(a) Field of the Invention
The present invention relates to a semiconductor device and a method of manufacturing the same. More particularly, the present invention relates to a method of manufacturing a semiconductor device including a plurality of MOS transistors that are separately formed in levels of a structure having height differences.
(b) Description of the Related Art
Since semiconductor devices have been highly integrated, a plurality of MOS transistors have been formed on a single wafer. Such MOS transistors are separated by an isolation layer, and such an isolation layer may be formed by using a shallow trench insulation (STI) or local oxidation of silicon (LOCOS) structure.
FIG. 1 is a cross-sectional view showing a conventional method of forming a plurality of MOS transistors on a semiconductor device.
As shown in FIG. 1, three MOS transistors 20, 30, and 40 are formed on a substrate 10, and STI structures 13 and 15 are formed between each transistor.
In order to form the STI structures 13 and 15, a nitride layer (not shown) and a resist are firstly formed on the substrate 10, and then the resist is patterned. The nitride layer is dry-etched by using the patterned resist as an etch mask, and then the substrate 10 is etched by using the etched nitride layer as an etch mask. After depositing an oxide layer on such a trench and an entire surface of the substrate 10, the STI structures 13 and 15 are finally formed by removing the oxide layer and nitride layer on the surface of the substrate through a chemical mechanical polishing (CMP) process.
Consequently, device isolation regions are separated from active regions in which MOS transistors will be formed.
Thereafter, MOS transistors 20, 30, and 40 are formed by performing a general formation process of a MOS transistor.
However, when transistors are separated by using an STI structure, an additional device isolation region is required to form the STI structure. In addition, as shown in FIG. 1, a moat A can be created at edges of the STI structures 13 and 15 during a CMP process for forming the STI structures 13 and 15.
Such a moat may induce a hump phenomenon and an inverse narrow width effect (INWE) in a semiconductor device, and it may induce an abnormal operation of a semiconductor device.

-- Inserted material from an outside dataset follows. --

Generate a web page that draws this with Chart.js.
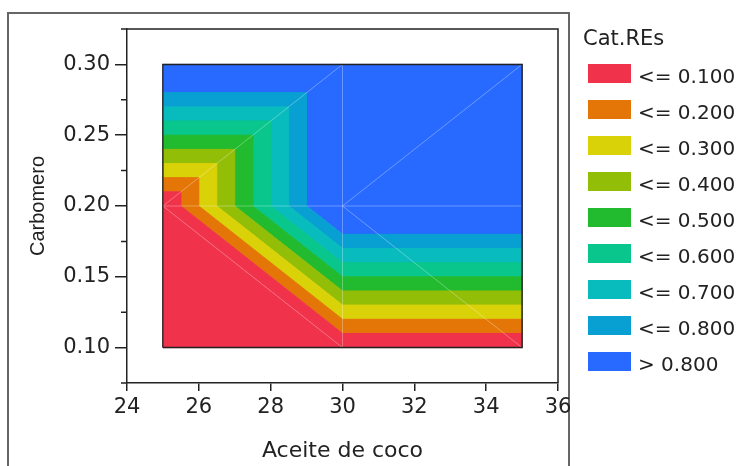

Therefore, higher integration of a semiconductor device cannot be easily accomplished because additional spaces are necessary for insulating such a moat, and manufacturing costs can be increased because additional processes are required for insulating such a moat.
The above information described in this Background section is only for enhancement of understanding of the background of the invention and therefore it may contain information that does not form prior art with respect to the present invention.